--- Given material ---

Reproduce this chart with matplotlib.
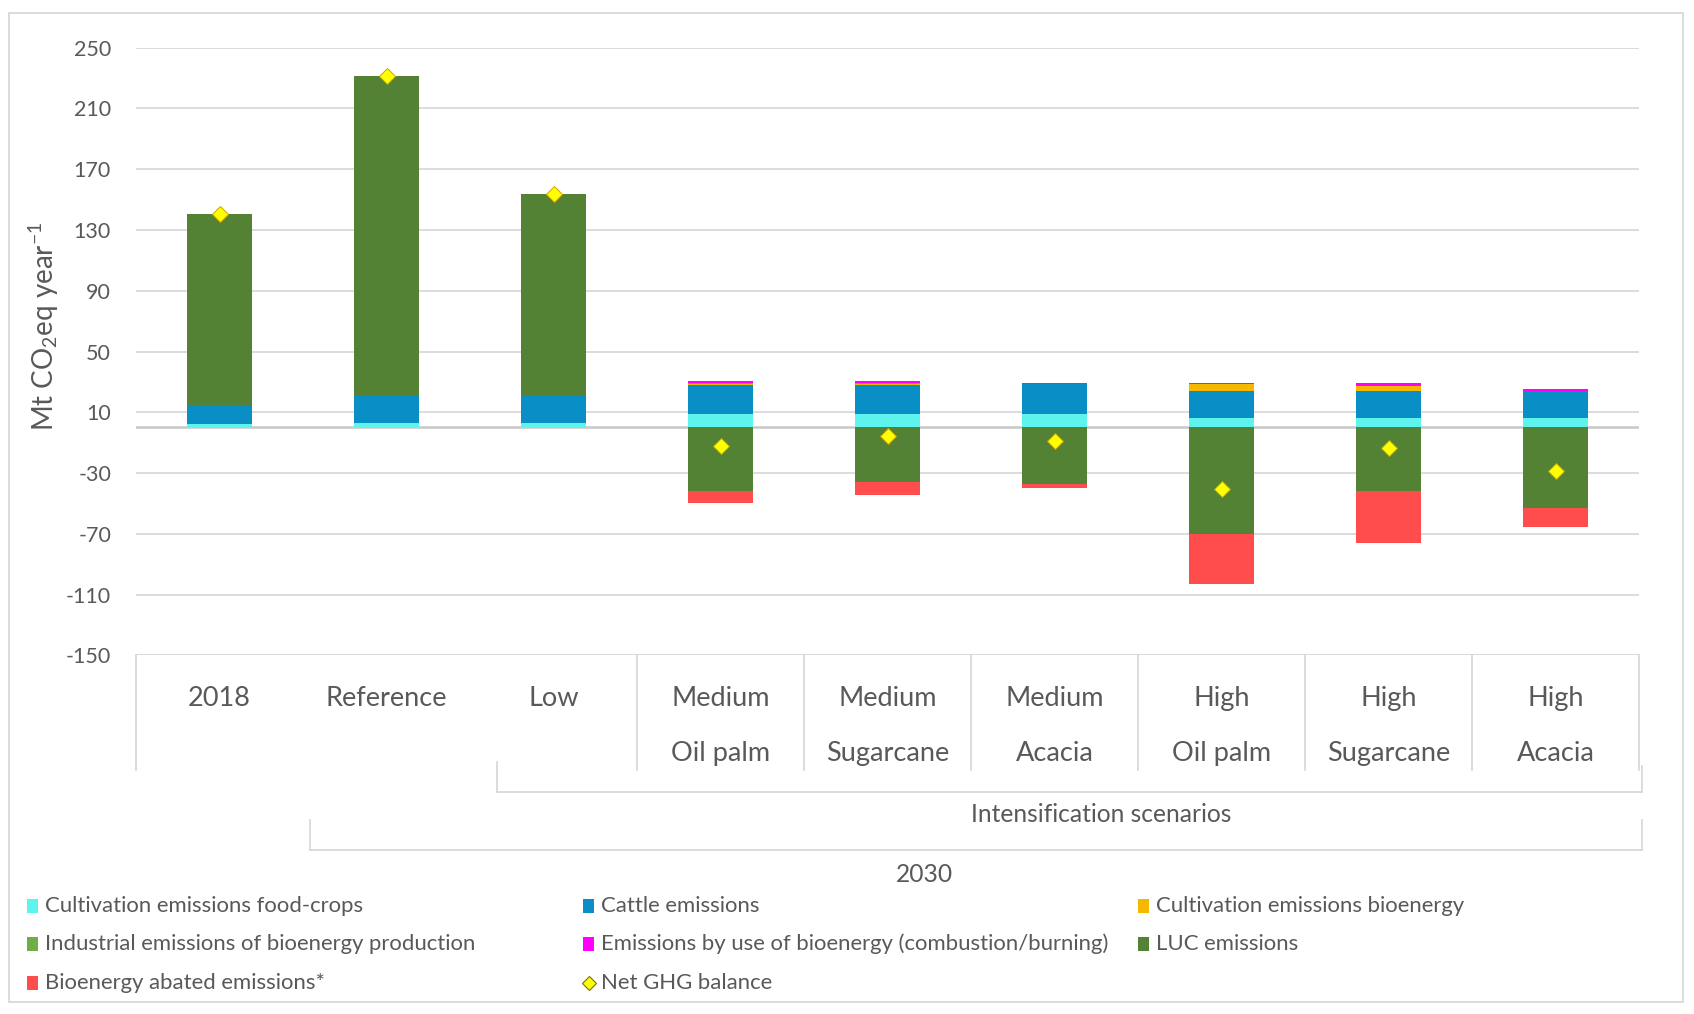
import matplotlib
matplotlib.use('Agg')
import matplotlib.pyplot as plt
import matplotlib.transforms as mtransforms
from matplotlib.patches import Rectangle
from matplotlib.lines import Line2D
import numpy as np

plt.rcParams['font.family'] = ['Lato', 'DejaVu Sans']
plt.rcParams['mathtext.fontset'] = 'custom'
plt.rcParams['mathtext.rm'] = 'Lato'
plt.rcParams['mathtext.it'] = 'Lato:italic'
plt.rcParams['mathtext.bf'] = 'Lato:bold'

# ---------------- data ----------------
cat_line1 = ['2018', 'Reference', 'Low', 'Medium', 'Medium', 'Medium', 'High', 'High', 'High']
cat_line2 = ['', '', '', 'Oil palm', 'Sugarcane', 'Acacia', 'Oil palm', 'Sugarcane', 'Acacia']
group2_label = 'Intensification scenarios'
group3_label = '2030'

food_crops = [2.3, 2.8, 2.8, 8.9, 8.9, 8.9, 6.1, 6.1, 6.1]
cattle = [11.9, 18.1, 18.1, 19.1, 19.1, 19.9, 18.1, 18.1, 18.1]
cult_bioenergy = [0, 0, 0, 0.8, 0.8, 0, 4.3, 3.3, 0]
industrial = [0, 0, 0, 0.5, 0.5, 0, 0, 0, 0]
use_bioenergy = [0, 0, 0, 1.1, 1.1, 0.4, 0.9, 1.6, 0.9]
luc = [126.2, 210.5, 132.6, -41.6, -35.7, -37.2, -70.1, -41.8, -52.8]
abated = [0, 0, 0, -7.9, -8.7, -2.8, -32.9, -34.4, -12.5]
net_ghg = [140.4, 231.4, 153.5, -12.2, -5.6, -8.9, -40.7, -13.7, -28.4]

series_labels = ['Cultivation emissions food-crops', 'Cattle emissions',
                 'Cultivation emissions bioenergy',
                 'Industrial emissions of bioenergy production',
                 'Emissions by use of bioenergy (combustion/burning)',
                 'LUC emissions', 'Bioenergy abated emissions*']
series_colors = ['#5EF3EC', '#0A8EC6', '#F4B800', '#70AD47', '#FF00FF', '#548235', '#FF4D4D']
net_label = 'Net GHG balance'

yticks = list(range(-150, 251, 40))

# ---------------- figure ----------------
W, H = 1694, 1014
fig = plt.figure(figsize=(W / 100, H / 100), dpi=100)
ax_l, ax_r, ax_t, ax_b = 136, 1639, 47.7, 655.3
ax = fig.add_axes([ax_l / W, 1 - ax_b / H, (ax_r - ax_l) / W, (ax_b - ax_t) / H])

TXT = '#595959'
GRID = '#D9D9D9'

x = np.arange(len(cat_line1))
pos_base = np.zeros(len(x))
neg_base = np.zeros(len(x))
all_series = [food_crops, cattle, cult_bioenergy, industrial, use_bioenergy, luc, abated]
for vals, col in zip(all_series, series_colors):
    v = np.array(vals, dtype=float)
    bottom = np.where(v >= 0, pos_base, neg_base)
    ax.bar(x, v, 0.39, bottom=bottom, color=col, linewidth=0, zorder=3)
    pos_base += np.where(v > 0, v, 0)
    neg_base += np.where(v < 0, v, 0)

ax.plot(x, net_ghg, linestyle='none', marker='D', markersize=8.5,
        markerfacecolor='#FFFF00', markeredgecolor='#C9A400', markeredgewidth=0.7, zorder=5)

ax.set_xlim(-0.5, len(x) - 0.5)
ax.set_ylim(-150, 250)
ax.set_yticks(yticks)
ax.set_yticklabels([str(t) for t in yticks])
ax.tick_params(axis='y', length=0, pad=18, labelsize=15.5, labelcolor=TXT)
ax.set_xticks([])
for s in ax.spines.values():
    s.set_visible(False)
ax.yaxis.grid(True, color=GRID, linewidth=1.3, zorder=0)
ax.set_axisbelow(True)
ax.axhline(0, color='#C8C8C8', linewidth=1.8, zorder=2)

# ---------------- multi-level category axis ----------------
trans = mtransforms.blended_transform_factory(ax.transData, fig.transFigure)
def fy(py):
    return 1 - py / H

for i in range(len(x)):
    ax.text(x[i], fy(706), cat_line1[i], transform=trans, ha='center', va='baseline',
            fontsize=19.5, color=TXT)
    if cat_line2[i]:
        ax.text(x[i], fy(761), cat_line2[i], transform=trans, ha='center', va='baseline',
                fontsize=19.5, color=TXT)

def seg(x0, x1, y0, y1):
    ax.add_line(Line2D([x0, x1], [fy(y0), fy(y1)], transform=trans, color=GRID,
                       linewidth=1.3, clip_on=False, zorder=1))

seg(-0.5, -0.5, 655.3, 770)
for b in np.arange(2.5, 8.6, 1.0):
    seg(b, b, 655.3, 770)
# group: intensification scenarios
seg(1.66, 1.66, 762, 792)
seg(1.66, 8.52, 792, 792)
seg(8.52, 8.52, 766, 792)
ax.text(5.28, fy(815), group2_label, transform=trans, ha='center', va='center',
        fontsize=17.7, color=TXT)
# group: 2030
seg(0.54, 0.54, 820, 850)
seg(0.54, 8.52, 850, 850)
seg(8.52, 8.52, 820, 850)
ax.text(4.22, fy(875), group3_label, transform=trans, ha='center', va='center',
        fontsize=17.7, color=TXT)

# ---------------- y label ----------------
fig.text(44 / W, fy(326), r'Mt CO$_2$eq year$^{-1}$', rotation=90, ha='center', va='center',
         fontsize=20, color=TXT)

# ---------------- legend (3 columns, row-major) ----------------
leg_cols = [27, 583, 1138]
leg_rows = [906, 944, 983]
entries = list(zip(series_labels, series_colors)) + [(net_label, None)]
for k, (lab, col) in enumerate(entries):
    r, c = divmod(k, 3)
    px, py = leg_cols[c], leg_rows[r]
    if col is not None:
        fig.patches.append(Rectangle((px / W, fy(py + 7)), 11 / W, 14 / H,
                                     transform=fig.transFigure, facecolor=col,
                                     edgecolor='none'))
    else:
        fig.add_artist(Line2D([(px + 5.5) / W], [fy(py)], transform=fig.transFigure,
                              linestyle='none', marker='D', markersize=7,
                              markerfacecolor='#FFFF00', markeredgecolor='#7F7000',
                              markeredgewidth=0.8))
    fig.text((px + 18) / W, fy(py), lab, ha='left', va='center', fontsize=15.9, color=TXT)

# ---------------- outer border ----------------
fig.patches.append(Rectangle((8.5 / W, fy(1002)), (1683 - 8.5) / W, (1002 - 12.7) / H,
                             transform=fig.transFigure, fill=False,
                             edgecolor=GRID, linewidth=1.3))

fig.savefig('out.png', dpi=100, facecolor='white')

---

* [What you have to do]: Please take the lines from the beginning of the data above through the line holding "-40.7, -13.7, -28.4]" and transcribe them exactly, without any pictures.

* [Final answer]:
Reproduce this chart with matplotlib.
import matplotlib
matplotlib.use('Agg')
import matplotlib.pyplot as plt
import matplotlib.transforms as mtransforms
from matplotlib.patches import Rectangle
from matplotlib.lines import Line2D
import numpy as np

plt.rcParams['font.family'] = ['Lato', 'DejaVu Sans']
plt.rcParams['mathtext.fontset'] = 'custom'
plt.rcParams['mathtext.rm'] = 'Lato'
plt.rcParams['mathtext.it'] = 'Lato:italic'
plt.rcParams['mathtext.bf'] = 'Lato:bold'

# ---------------- data ----------------
cat_line1 = ['2018', 'Reference', 'Low', 'Medium', 'Medium', 'Medium', 'High', 'High', 'High']
cat_line2 = ['', '', '', 'Oil palm', 'Sugarcane', 'Acacia', 'Oil palm', 'Sugarcane', 'Acacia']
group2_label = 'Intensification scenarios'
group3_label = '2030'

food_crops = [2.3, 2.8, 2.8, 8.9, 8.9, 8.9, 6.1, 6.1, 6.1]
cattle = [11.9, 18.1, 18.1, 19.1, 19.1, 19.9, 18.1, 18.1, 18.1]
cult_bioenergy = [0, 0, 0, 0.8, 0.8, 0, 4.3, 3.3, 0]
industrial = [0, 0, 0, 0.5, 0.5, 0, 0, 0, 0]
use_bioenergy = [0, 0, 0, 1.1, 1.1, 0.4, 0.9, 1.6, 0.9]
luc = [126.2, 210.5, 132.6, -41.6, -35.7, -37.2, -70.1, -41.8, -52.8]
abated = [0, 0, 0, -7.9, -8.7, -2.8, -32.9, -34.4, -12.5]
net_ghg = [140.4, 231.4, 153.5, -12.2, -5.6, -8.9, -40.7, -13.7, -28.4]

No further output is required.